C’est ici tout le défi qui se présente aux hommes : être en mesure de pouvoir établir des lois qui préservent et incarnent le juste au moyen du droit et de ses instruments. Toutefois, contre tout optimisme dogmatique, l’existence du droit est d’abord l’expression de l’irrémédiable insociabilité qui habite l’être humain. En effet, partant du constat simple que l’individu n’est aucunement un être asociable, qui exclut tout rapport à l’autre, force est de constater que la législation juridique est d’abord une réponse à l’impossibilité même de constituer une communauté au sein de laquelle il n’existerait aucun conflit. Autrement dit, si le droit est la condition de possibilité de la société civile, c’est en raison de l’incapacité des hommes à pouvoir vivre spontanément ensemble dans un contexte dépourvu de conflit. La difficulté, c’est que le droit lui-même, et peut-être en raison même de cette insociabilité naturelle, n’est pas une garantie absolue contre l’instauration d’un état injuste. Un règlement peut avoir force de loi, il n’en n’est pas pour autant une loi juste.
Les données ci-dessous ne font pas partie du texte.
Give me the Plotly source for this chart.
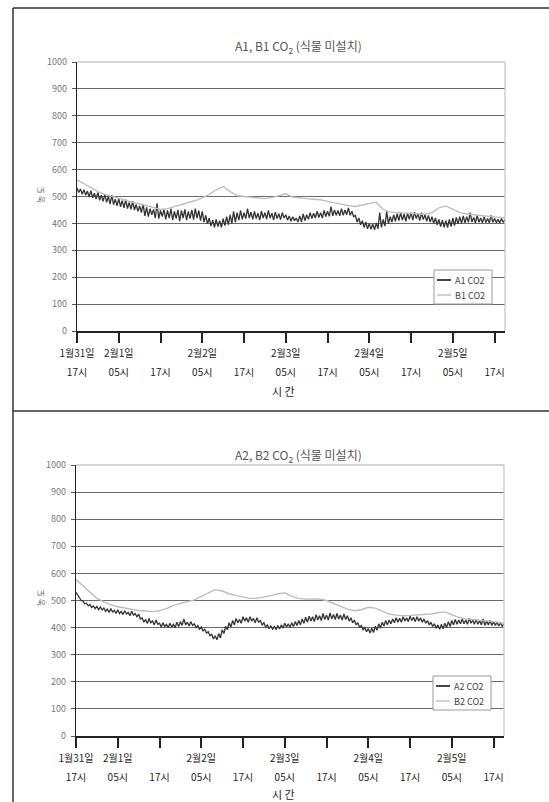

De ce point de vue, si le droit s’est affirmé comme un objet philosophique, c’est précisément parce que sa légalité et plus précisément, la législation juridique devient un élément d’interrogation.

Adelino BRAZ, La philosophie du droit, Paris, Ellipses édition Marketing, 2015, p. 10.


À partir de ces éléments, trois caractéristiques contribuent à définir le droit. Il s’agit d’abord, d’un ensemble de règles constituant une législation extérieure, à savoir des lois qui ne s’appliquent qu’à la sphère de l’action des individus. Elles impliquent l’imposition de limites à l’agir humain afin de rendre possible la constitution d’une communauté. Ensuite, il s’agit d’une législation commune au sens où elle est valide et applicable à l’ensemble des individus, sans exception. Enfin, le droit se réfère à un pouvoir coercitif, susceptible d’imposer sa juridiction et de délivrer des sanctions en cas de transgression de la juridiction prescrite. En ce sens, cette législation extérieure commune et coercitive doit s’affirmer comme une condition de possibilité de la vie en commun.

Adelino BRAZ, La philosophie du droit, Paris, Ellipses édition Marketing, 2015, p. 12.